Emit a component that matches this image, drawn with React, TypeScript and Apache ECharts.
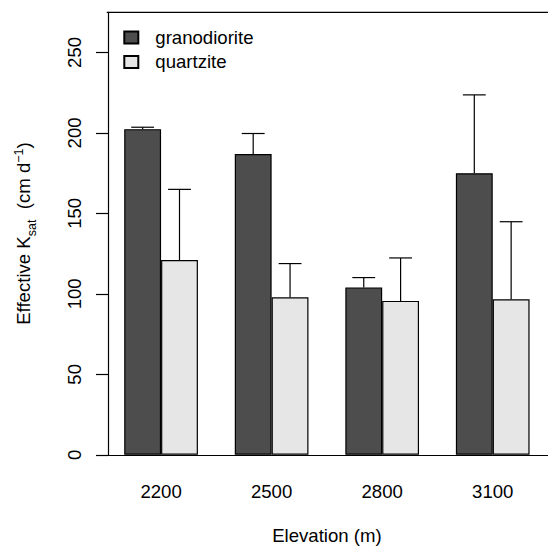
import React, { useEffect, useRef } from "react";
import * as echarts from "echarts";

const categories = ["2200", "2500", "2800", "3100"];
const granodiorite = [202.3, 186.9, 104.0, 174.9];
const quartzite = [121.0, 97.8, 95.6, 96.6];
const granodioriteSE = [1.2, 12.7, 6.1, 48.7];
const quartziteSE = [43.9, 21.0, 26.7, 48.2];
const yTicks = [0, 50, 100, 150, 200, 250];

const FONT = "Liberation Sans, Arial, Helvetica, sans-serif";
const FS = 18.6;

export default function App() {
  const ref = useRef<HTMLDivElement>(null);
  useEffect(() => {
    if (!ref.current) return;
    const chart = echarts.init(ref.current, undefined, { renderer: "svg" });
    const errData: number[][] = [];
    categories.forEach((_, i) => {
      errData.push([i, granodiorite[i], granodioriteSE[i], 0]);
      errData.push([i, quartzite[i], quartziteSE[i], 1]);
    });
    chart.setOption({
      animation: false,
      backgroundColor: "#ffffff",
      textStyle: { fontFamily: FONT, color: "#000" },
      grid: { left: 104.5, top: 12.3, width: 451.6, height: 446.7, containLabel: false },
      legend: {
        data: ["granodiorite", "quartzite"],
        orient: "vertical",
        left: 123.3,
        top: 28,
        padding: 0,
        itemWidth: 14,
        itemHeight: 12,
        itemGap: 5.4,
        icon: "rect",
        textStyle: { fontFamily: FONT, fontSize: FS, color: "#000", padding: [0, 0, 0, 12] },
      },
      xAxis: {
        type: "category",
        data: categories,
        axisTick: { show: false },
        axisLine: { show: true, lineStyle: { color: "#000", width: 1.2 } },
        axisLabel: { fontFamily: FONT, fontSize: FS, color: "#000", margin: 26.7 },
        name: "Elevation (m)",
        nameLocation: "middle",
        nameGap: 71.2,
        nameTextStyle: { fontFamily: FONT, fontSize: FS, color: "#000" },
      },
      yAxis: {
        type: "value",
        min: 0,
        max: 274.9,
        interval: 50,
        offset: -2.2,
        splitLine: { show: false },
        axisLine: { show: true, lineStyle: { color: "#000", width: 1.2 } },
        axisTick: { show: true, length: 12, customValues: yTicks, lineStyle: { color: "#000", width: 1.2 } },
        axisLabel: {
          customValues: yTicks,
          rotate: 90,
          margin: 24,
          fontFamily: FONT,
          fontSize: FS,
          color: "#000",
        },
        name: "Effective K{sub|sat}  (cm d{sup|−1})",
        nameLocation: "middle",
        nameRotate: 90,
        nameGap: 70,
        nameTextStyle: {
          fontFamily: FONT,
          fontSize: FS,
          color: "#000",
          lineHeight: 30,
          rich: {
            sub: { fontFamily: FONT, fontSize: 12.5, lineHeight: 12, verticalAlign: "bottom", color: "#000" },
            sup: { fontFamily: FONT, fontSize: 12.5, lineHeight: 12, verticalAlign: "top", color: "#000", padding: [4, 0, 0, 0] },
          },
        },
      },
      graphic: [
        {
          type: "line",
          shape: { x1: 106.7, y1: 12.3, x2: 600, y2: 12.3 },
          style: { stroke: "#000", lineWidth: 1.2 },
          z: 10,
        },
      ],
      series: [
        {
          name: "granodiorite",
          type: "bar",
          data: granodiorite,
          barWidth: "33.333%",
          barGap: "0%",
          itemStyle: { color: "#4d4d4d", borderColor: "#000", borderWidth: 1.2 },
        },
        {
          name: "quartzite",
          type: "bar",
          data: quartzite,
          barWidth: "33.333%",
          barGap: "0%",
          itemStyle: { color: "#e6e6e6", borderColor: "#000", borderWidth: 1.2 },
        },
        {
          name: "errors",
          type: "custom",
          data: errData,
          z: 5,
          clip: false,
          renderItem: (params: any, api: any) => {
            const idx = api.value(0);
            const mean = api.value(1);
            const se = api.value(2);
            const which = api.value(3);
            const base = api.coord([idx, mean]);
            const top = api.coord([idx, mean + se]);
            const band = api.size([1, 0])[0];
            const bw = band / 3;
            const x = base[0] + (which - 0.5) * bw;
            const h = bw * 0.31;
            const st = { stroke: "#000", lineWidth: 1.2 };
            return {
              type: "group",
              children: [
                { type: "line", shape: { x1: x, y1: base[1], x2: x, y2: top[1] }, style: st },
                { type: "line", shape: { x1: x - h, y1: top[1], x2: x + h, y2: top[1] }, style: st },
              ],
            };
          },
        },
      ],
    });
    return () => chart.dispose();
  }, []);
  return (
    <div
      ref={ref}
      style={{ position: "fixed", left: 0, top: 0, width: 548, height: 550, background: "#fff" }}
    />
  );
}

........

## Work instructions
Reproduce every line precisely as given, omitting all pictures.

## Output for this task
Emit a component that matches this image, drawn with React, TypeScript and Apache ECharts.
import React, { useEffect, useRef } from "react";
import * as echarts from "echarts";

const categories = ["2200", "2500", "2800", "3100"];
const granodiorite = [202.3, 186.9, 104.0, 174.9];
const quartzite = [121.0, 97.8, 95.6, 96.6];
const granodioriteSE = [1.2, 12.7, 6.1, 48.7];
const quartziteSE = [43.9, 21.0, 26.7, 48.2];
const yTicks = [0, 50, 100, 150, 200, 250];

const FONT = "Liberation Sans, Arial, Helvetica, sans-serif";
const FS = 18.6;

export default function App() {
  const ref = useRef<HTMLDivElement>(null);
  useEffect(() => {
    if (!ref.current) return;
    const chart = echarts.init(ref.current, undefined, { renderer: "svg" });
    const errData: number[][] = [];
    categories.forEach((_, i) => {
      errData.push([i, granodiorite[i], granodioriteSE[i], 0]);
      errData.push([i, quartzite[i], quartziteSE[i], 1]);
    });
    chart.setOption({
      animation: false,
      backgroundColor: "#ffffff",
      textStyle: { fontFamily: FONT, color: "#000" },
      grid: { left: 104.5, top: 12.3, width: 451.6, height: 446.7, containLabel: false },
      legend: {
        data: ["granodiorite", "quartzite"],
        orient: "vertical",
        left: 123.3,
        top: 28,
        padding: 0,
        itemWidth: 14,
        itemHeight: 12,
        itemGap: 5.4,
        icon: "rect",
        textStyle: { fontFamily: FONT, fontSize: FS, color: "#000", padding: [0, 0, 0, 12] },
      },
      xAxis: {
        type: "category",
        data: categories,
        axisTick: { show: false },
        axisLine: { show: true, lineStyle: { color: "#000", width: 1.2 } },
        axisLabel: { fontFamily: FONT, fontSize: FS, color: "#000", margin: 26.7 },
        name: "Elevation (m)",
        nameLocation: "middle",
        nameGap: 71.2,
        nameTextStyle: { fontFamily: FONT, fontSize: FS, color: "#000" },
      },
      yAxis: {
        type: "value",
        min: 0,
        max: 274.9,
        interval: 50,
        offset: -2.2,
        splitLine: { show: false },
        axisLine: { show: true, lineStyle: { color: "#000", width: 1.2 } },
        axisTick: { show: true, length: 12, customValues: yTicks, lineStyle: { color: "#000", width: 1.2 } },
        axisLabel: {
          customValues: yTicks,
          rotate: 90,
          margin: 24,
          fontFamily: FONT,
          fontSize: FS,
          color: "#000",
        },
        name: "Effective K{sub|sat}  (cm d{sup|−1})",
        nameLocation: "middle",
        nameRotate: 90,
        nameGap: 70,
        nameTextStyle: {
          fontFamily: FONT,
          fontSize: FS,
          color: "#000",
          lineHeight: 30,
          rich: {
            sub: { fontFamily: FONT, fontSize: 12.5, lineHeight: 12, verticalAlign: "bottom", color: "#000" },
            sup: { fontFamily: FONT, fontSize: 12.5, lineHeight: 12, verticalAlign: "top", color: "#000", padding: [4, 0, 0, 0] },
          },
        },
      },
      graphic: [
        {
          type: "line",
          shape: { x1: 106.7, y1: 12.3, x2: 600, y2: 12.3 },
          style: { stroke: "#000", lineWidth: 1.2 },
          z: 10,
        },
      ],
      series: [
        {
          name: "granodiorite",
          type: "bar",
          data: granodiorite,
          barWidth: "33.333%",
          barGap: "0%",
          itemStyle: { color: "#4d4d4d", borderColor: "#000", borderWidth: 1.2 },
        },
        {
          name: "quartzite",
          type: "bar",
          data: quartzite,
          barWidth: "33.333%",
          barGap: "0%",
          itemStyle: { color: "#e6e6e6", borderColor: "#000", borderWidth: 1.2 },
        },
        {
          name: "errors",
          type: "custom",
          data: errData,
          z: 5,
          clip: false,
          renderItem: (params: any, api: any) => {
            const idx = api.value(0);
            const mean = api.value(1);
            const se = api.value(2);
            const which = api.value(3);
            const base = api.coord([idx, mean]);
            const top = api.coord([idx, mean + se]);
            const band = api.size([1, 0])[0];
            const bw = band / 3;
            const x = base[0] + (which - 0.5) * bw;
            const h = bw * 0.31;
            const st = { stroke: "#000", lineWidth: 1.2 };
            return {
              type: "group",
              children: [
                { type: "line", shape: { x1: x, y1: base[1], x2: x, y2: top[1] }, style: st },
                { type: "line", shape: { x1: x - h, y1: top[1], x2: x + h, y2: top[1] }, style: st },
              ],
            };
          },
        },
      ],
    });
    return () => chart.dispose();
  }, []);
  return (
    <div
      ref={ref}
      style={{ position: "fixed", left: 0, top: 0, width: 548, height: 550, background: "#fff" }}
    />
  );
}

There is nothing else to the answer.